Photos:: The ‘Psycho’ house on the Met’s roof is cool, but can it outweird Hitchcock’s at Universal Studios?
Take the elevators to the roof of the Metropolitan Museum of Art in New York and you will be greeted by the creepy sight of the house from Alfred Hitchcock’s “Psycho.” Rendered at a shrunken scale, and constructed with wood harvested from an old barn, the structure strikes a decidedly dilapidated pose against the gleaming midtown Manhattan skyline in the distance.
“Transitional Object (PsychoBarn),” by British artist Cornelia Parker, is the latest commission for the museum’s roof garden, which every summer features work by an international artist.
Now she has turned her attention to an icon of American pop culture — which itself makes reference to other American icons.

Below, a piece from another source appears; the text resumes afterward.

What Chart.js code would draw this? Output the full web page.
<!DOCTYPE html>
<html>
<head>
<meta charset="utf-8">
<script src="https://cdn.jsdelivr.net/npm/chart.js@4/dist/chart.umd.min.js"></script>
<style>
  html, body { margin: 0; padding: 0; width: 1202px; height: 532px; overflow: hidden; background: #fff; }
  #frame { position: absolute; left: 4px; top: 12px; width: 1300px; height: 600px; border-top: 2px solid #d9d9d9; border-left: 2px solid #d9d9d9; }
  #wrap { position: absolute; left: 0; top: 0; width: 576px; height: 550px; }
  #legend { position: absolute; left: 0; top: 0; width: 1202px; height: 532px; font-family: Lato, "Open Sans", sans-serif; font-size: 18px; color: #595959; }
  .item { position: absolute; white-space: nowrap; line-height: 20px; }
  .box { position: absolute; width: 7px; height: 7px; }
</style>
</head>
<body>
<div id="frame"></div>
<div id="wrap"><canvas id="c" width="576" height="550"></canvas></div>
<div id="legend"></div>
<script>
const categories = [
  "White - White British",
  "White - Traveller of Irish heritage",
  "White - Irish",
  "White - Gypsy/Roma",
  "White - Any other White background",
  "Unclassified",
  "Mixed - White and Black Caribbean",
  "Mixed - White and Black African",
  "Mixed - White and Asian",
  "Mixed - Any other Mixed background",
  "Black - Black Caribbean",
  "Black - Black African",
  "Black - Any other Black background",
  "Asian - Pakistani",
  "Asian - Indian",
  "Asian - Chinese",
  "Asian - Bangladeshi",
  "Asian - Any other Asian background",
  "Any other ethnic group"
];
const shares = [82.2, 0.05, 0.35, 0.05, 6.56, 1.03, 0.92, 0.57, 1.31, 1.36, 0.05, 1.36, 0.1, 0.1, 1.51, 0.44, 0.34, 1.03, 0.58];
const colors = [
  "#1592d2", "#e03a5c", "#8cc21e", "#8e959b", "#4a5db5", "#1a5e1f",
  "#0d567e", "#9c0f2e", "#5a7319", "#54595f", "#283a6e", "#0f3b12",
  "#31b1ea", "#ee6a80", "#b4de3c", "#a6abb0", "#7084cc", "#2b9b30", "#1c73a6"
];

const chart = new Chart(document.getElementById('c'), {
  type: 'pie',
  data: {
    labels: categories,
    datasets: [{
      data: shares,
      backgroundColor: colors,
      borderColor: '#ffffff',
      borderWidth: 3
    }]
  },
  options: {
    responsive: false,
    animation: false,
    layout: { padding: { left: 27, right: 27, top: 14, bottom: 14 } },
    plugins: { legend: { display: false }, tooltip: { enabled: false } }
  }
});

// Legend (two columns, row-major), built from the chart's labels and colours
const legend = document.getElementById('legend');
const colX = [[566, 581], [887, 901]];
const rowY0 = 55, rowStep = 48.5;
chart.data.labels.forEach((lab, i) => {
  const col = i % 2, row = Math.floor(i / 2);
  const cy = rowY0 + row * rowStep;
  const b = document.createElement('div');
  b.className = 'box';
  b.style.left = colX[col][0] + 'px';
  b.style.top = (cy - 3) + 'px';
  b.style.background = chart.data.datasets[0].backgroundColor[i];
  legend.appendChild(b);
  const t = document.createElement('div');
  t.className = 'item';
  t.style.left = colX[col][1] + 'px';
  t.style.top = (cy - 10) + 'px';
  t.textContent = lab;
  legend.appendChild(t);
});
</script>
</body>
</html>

Hitchcock’s “Psycho” house was inspired by Edward Hopper’s austere 1925 painting “House by the Railroad,” depicting the gloomy facade of a Second Empire-style structure.
Parker’s piece also nods to another important symbol of American culture: the red barn. At a news conference to unveil the piece last week, Parker said her initial idea had been to take apart, then rebuild a barn on the roof of the museum. “Then I realized how big a barn is,” she chuckled.

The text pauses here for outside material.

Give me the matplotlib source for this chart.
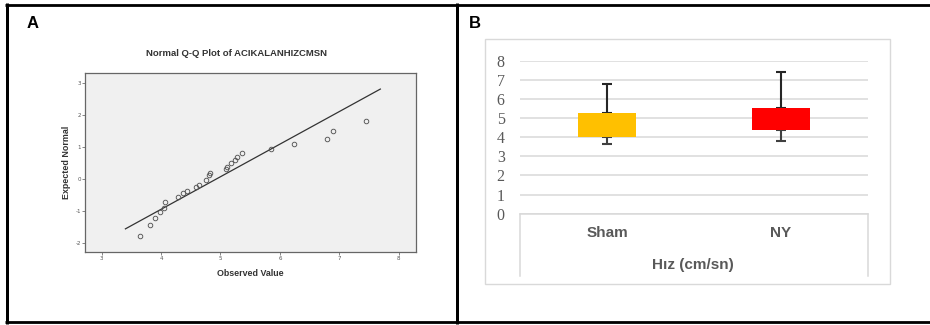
import matplotlib
matplotlib.use("Agg")
import matplotlib.pyplot as plt
import matplotlib.transforms as mtransforms
from matplotlib.lines import Line2D
from matplotlib.patches import Rectangle

# ---------------- data ----------------
# Panel A: Normal Q-Q plot
qq_observed = [3.645, 3.81, 3.90, 3.99, 4.05, 4.065, 4.28, 4.37, 4.44, 4.59, 4.64,
               4.75, 4.80, 4.83, 5.09, 5.11, 5.17, 5.25, 5.28, 5.36, 5.85, 6.24,
               6.80, 6.89, 7.45]
qq_expected = [-1.78, -1.44, -1.22, -1.03, -0.90, -0.70, -0.55, -0.42, -0.36, -0.26,
               -0.18, -0.02, 0.12, 0.20, 0.31, 0.39, 0.49, 0.58, 0.68, 0.81, 0.93,
               1.08, 1.25, 1.48, 1.81]
ref_line_x = [3.40, 7.69]
ref_line_y = [-1.55, 2.80]
qq_xticks = [3, 4, 5, 6, 7, 8]
qq_yticks = [-2, -1, 0, 1, 2, 3]

# Panel B: box-style bars
groups = ["Sham", "NY"]
box_min = [3.64, 3.82]
box_q1 = [4.03, 4.39]
box_q3 = [5.25, 5.53]
box_max = [6.78, 7.43]
box_colors = ["#FFC000", "#FF0000"]
b_yticks = [0, 1, 2, 3, 4, 5, 6, 7, 8]

# ---------------- figure ----------------
W, H = 930, 325
fig = plt.figure(figsize=(W / 100, H / 100), dpi=100)
fig.patch.set_facecolor("white")

def fx(x):
    return x / W

def fy(y):
    return 1 - y / H

def fline(x0, y0, x1, y1, lw_px, color="black"):
    fig.add_artist(Line2D([fx(x0), fx(x1)], [fy(y0), fy(y1)], transform=fig.transFigure,
                          color=color, lw=lw_px * 0.72, solid_capstyle="butt"))

# frame lines
fline(5, 4.5, 930, 4.5, 2.8)
fline(6.5, 3.2, 6.5, 323.5, 3)
fline(456.5, 3.2, 456.5, 323.5, 3)
fline(5, 322, 930, 322, 2.8)

# panel letters
fig.text(fx(27), fy(24), "A", fontsize=12, fontweight="bold", family="Liberation Sans",
         ha="left", va="center")
fig.text(fx(469), fy(24), "B", fontsize=12, fontweight="bold", family="Liberation Sans",
         ha="left", va="center")

# ---------------- Panel A ----------------
axA = fig.add_axes([fx(85), fy(252), fx(416) - fx(85), fy(73) - fy(252)])
axA.set_facecolor("#F0F0F0")
axA.plot(ref_line_x, ref_line_y, color="#333333", lw=0.9)
axA.plot(qq_observed, qq_expected, linestyle="none", marker="o", markersize=3.3,
         markerfacecolor="none", markeredgecolor="#555555", markeredgewidth=0.65)
axA.set_xlim(2.72, 8.29)
axA.set_ylim(-2.27, 3.30)
axA.set_xticks(qq_xticks)
axA.set_yticks(qq_yticks)
axA.set_xticklabels([str(t) for t in qq_xticks])
axA.set_yticklabels([str(t) for t in qq_yticks])
axA.tick_params(labelsize=4, colors="#555555", length=2, width=0.5, pad=1)
for s in axA.spines.values():
    s.set_color("#666666")
    s.set_linewidth(0.9)
axA.set_xlabel("Observed Value", fontsize=6.4, fontweight="bold", color="#333333",
               family="Liberation Sans", labelpad=6)
axA.set_ylabel("Expected Normal", fontsize=6.4, fontweight="bold", color="#333333",
               family="Liberation Sans", labelpad=3)
fig.text(fx(236), fy(53), "Normal Q-Q Plot of ACIKALANHIZCMSN", fontsize=6.8,
         fontweight="bold", color="#333333", family="Liberation Sans",
         ha="center", va="center")

# ---------------- Panel B ----------------
fig.add_artist(Rectangle((fx(485), fy(284)), fx(890) - fx(485), fy(39.3) - fy(284),
                         transform=fig.transFigure, facecolor="white",
                         edgecolor="#D9D9D9", lw=1.0, zorder=0))

axB = fig.add_axes([fx(520), fy(213.7), fx(868) - fx(520), fy(60.7) - fy(213.7)])
axB.set_facecolor("none")
axB.set_xlim(-0.5, 1.5)
axB.set_ylim(0, 8)
for s in axB.spines.values():
    s.set_visible(False)
axB.set_yticks(b_yticks)
axB.set_yticklabels([str(t) for t in b_yticks], family="Liberation Serif",
                    fontsize=11.5, color="#595959")
axB.tick_params(axis="y", length=0, pad=11)
axB.set_xticks([])
axB.grid(axis="y", color="#D9D9D9", lw=1.1)
axB.set_axisbelow(True)

xpos = list(range(len(groups)))
heights = [q3 - q1 for q1, q3 in zip(box_q1, box_q3)]
for i in xpos:
    axB.errorbar([i], [box_q3[i]], yerr=[[0], [box_max[i] - box_q3[i]]],
                 fmt="none", ecolor="#262626", elinewidth=1.5, capsize=3.6,
                 capthick=1.5, zorder=2)
    axB.errorbar([i], [box_q1[i]], yerr=[[box_q1[i] - box_min[i]], [0]],
                 fmt="none", ecolor="#404040", elinewidth=1.5, capsize=3.6,
                 capthick=1.5, zorder=2)
axB.bar(xpos, heights, bottom=box_q1, width=0.335, color=box_colors, zorder=3)

# category axis box (Excel multi-level style)
lb = -0.405
axB.plot([0, 1], [0, 0], transform=axB.transAxes, color="#D9D9D9", lw=1.1, clip_on=False)
axB.plot([0, 0], [0, lb], transform=axB.transAxes, color="#D9D9D9", lw=1.1, clip_on=False)
axB.plot([1, 1], [0, lb], transform=axB.transAxes, color="#D9D9D9", lw=1.1, clip_on=False)

cat_tr = mtransforms.blended_transform_factory(axB.transData, fig.transFigure)
for i, g in enumerate(groups):
    axB.text(i, fy(233), g, transform=cat_tr, fontsize=11,
             fontweight="bold", color="#595959", family="Liberation Sans",
             ha="center", va="center")

fig.text(fx(693), fy(265), "Hız (cm/sn)", fontsize=11, fontweight="bold",
         color="#595959", family="Liberation Sans", ha="center", va="center")

fig.savefig("out.png", dpi=100)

But she nonetheless employed pieces of a barn in her reimagining of the “Psycho” house, for a building that evokes the creepiness of the “Psycho” movie while nodding to a symbol of corn-fed Americana.
There is something charming and highly Instagrammable about seeing Parker’s structure on the roof of New York’s most venerated museum.
But if you’re an Angelena like me, you will likely be less impressed by the piece — since we can go see the actual “Psycho” house any time we like on the studio tour at Universal. Even better, we get to watch Norman Bates put a body in the trunk of a car as we gaze upon it.
Conclusion: Art may be weird. But it’s hard to outweird Hollywood — Hitchcock — on this one.